The UAE Cybersecurity Council held its third meeting in 2021 at the headquarters of the Armed Forces Officers Club in Abu Dhabi, chaired by Dr. Mohamed Hamad Al Kuwaiti, head of cybersecurity at the UAE Government.
The council discussed several topics and presented the progress and modernisation of the "National Incident Response plan" covering the potential response to attacks and threats and the assessment of its readiness, to ensure the sustainability of the cybersecurity environment and the security of individuals and organisations in cyberspace, according to state news agency.
The national digital security situation and the development plans of the "UAE Government Comprehensive Strategy" were reviewed by the council. Ways of supporting the efforts aimed at raising the public’s awareness about cybersecurity, most notably individuals and organisations, while encouraging them to adopt safe practices when working with advanced technologies in cyberspace were also discussed.
The potential effects of e-attacks and the best practices of addressing and containing urgent crises with efficiency, speed and flexibility were also discussed.
The meeting also analysed the council’s plans and programmes that aim to maximise benefits from the cybersecurity market, train cybersecurity specialists and encourage students to engage in this key sector.
Dr. Al Kuwaiti said that the UAE is a leading country in terms of cybersecurity, due to its cutting-edge infrastructure and its ambitious strategy aimed at boosting the country’s digital security standards, by utilising advanced mechanisms to adapt quickly to urgent changes and address advanced cyberspace attacks.
As global trends transition towards cloud-based services and remote working, cyber security concerns are becoming all the more important for organizations and businesses.

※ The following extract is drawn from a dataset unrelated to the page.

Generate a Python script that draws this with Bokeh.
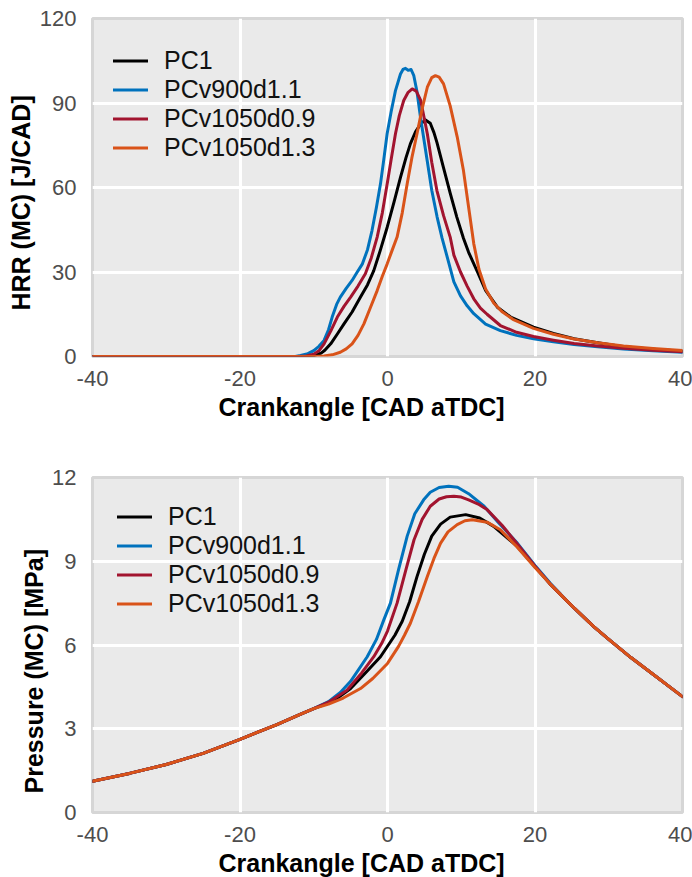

According to a report by Help AG, the cybersecurity arm of Etisalat Digital in collaboration with Proofpoint, a next-generation cybersecurity and compliance company and strategic partner, almost a third (31%) of the Forbes Top 100 Middle East Companies do not have a Domain-based Message Authentication, Reporting and Conformance (DMARC) record in place, leaving their customers at risk of email fraud.
The lack of a DMARC record makes companies potentially more susceptible to cybercriminals spoofing their identity and increases the risk of email fraud targeting their customers.